Mais le Luxembourg pourra-t-il rivaliser avec les grands du secteur pour autant ? L’UE, qui jusqu’à présent a préféré réguler sur l’intelligence artificielle plutôt que de la développer, devrait gagner une véritable course contre la montre pour que l’on puisse répondre à cette question par l’affirmative. En effet, l’initiative « usines d’IA » est jugée trop tardive par certains qui ne peuvent qu’observer, impuissants, les entreprises européennes les plus prometteuses faire équipe – faute d’alternative européenne solide – avec les géants américains. Pour d’autres, moins défaitistes peut-être, il resterait à l’UE quelque 36 mois pour agir avant que le rattrapage ne devienne trop coûteux. Car se hisser au niveau des entreprises de la tech qui prospèrent outre-Atlantique ne se fera pas sans mettre la main au porte-monnaie. Un des risques : une dispersion des fonds qui ne permettrait d’octroyer qu’un financement modeste à chaque usine et empêcherait ainsi tout espoir de voir émerger sur le Vieux Continent un compétiteur sérieux à l’échelle internationale.
Pour rester dans la course, l’Europe va donc devoir dépenser beaucoup, très vite et stratégiquement.
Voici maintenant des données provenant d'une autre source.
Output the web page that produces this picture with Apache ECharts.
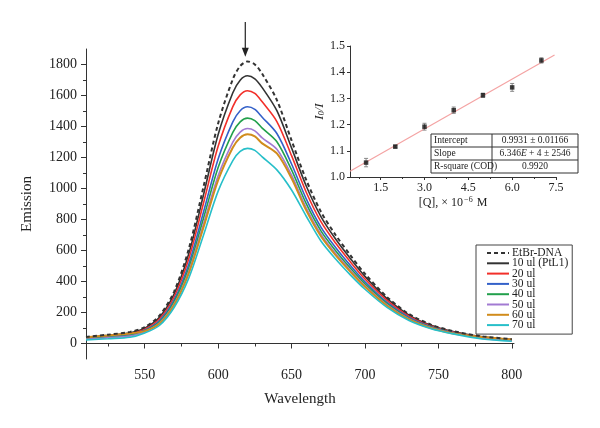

Le jeu en vaut-il la chandelle ? À n’en pas douter. Tenir la comparaison avec les États-Unis et la Chine lui permettra de rehausser les performances de l’industrie européenne – à la condition que l’IA la pénètre verticalement – et, par conséquent, de rétablir sa compétitivité. Sur le plan de la géopolitique technologique, devenir producteurs d’IA plutôt que simples consommateurs permettra aux Européens de renforcer leur souveraineté. Comme l’a souligné Ursula von der Leyen lors de la présentation du Collège des commissaires et de son programme, dans un monde où « toute relation de dépendance est exploitée », « notre liberté et notre souveraineté dépendent plus que jamais de notre puissance économique. Notre sécurité est tributaire de notre capacité à nous montrer compétitifs, à innover et à produire ».